Given a DAG, suppose the DAG may have 10000 nodes, and each node will do complex processing. E.g., each node will receive millions independent data items from its predecessor, while the data item processing demand querying 2 large tables(1E5 items). The nodes are different and need to do different operation on the data. How should I use CUDA to resolve this problem? Any suggestion is welcome! thx!

Is it possible to group those nodes into several subsets that perform identical operations on their input data?

If each node indeed performs different processing, that means a lot of divergent paths have to be taken on the GPU, which is really bad for performance.

Depending on their contents, tables might be stored in textures for cached read access, or alternatively accessed from global memory via __ldg(), also using the caches. Is the read order completely random or is there some locality in the access patterns?

This description is so vague that I doubt any specific recommendation can be generated based on it. Is there a particular algorithm name, or specific use case that you could name that describes or exemplifies the data structures and processing you have in mind?

My only thought here is that you would want to try to think outside the box.
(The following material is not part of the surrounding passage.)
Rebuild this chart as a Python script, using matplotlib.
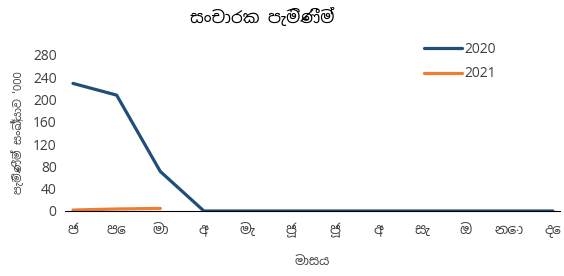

To use a simple analogy, to perform list processing you could either do list processing the classical way (following links etc) which likely has poor performance on a GPU, or you could implement the list on top of an array (pointers then turn into array indexes) which is kept compact at all times, and permits the use of more easily parallelizable array-oriented processing.

You might want to look into the details of GPU-accelerated in-memory databases which seems like a problem loosely related to yours.

I doubt the nodes can be grouped into several subsets because these nodes should be processed level by level.
There are 10x different type nodes in the DAG. If I process one node each time, and store the results in the global memory for the next kernel. Will it be slower than a multi-core processor, e.g., one Intel Xeon processor.

The tables used are 2 hash tables. I have no idea how to store them in GPU device now.

GPU-accelerated in-memory database is a helpful example. Thank you.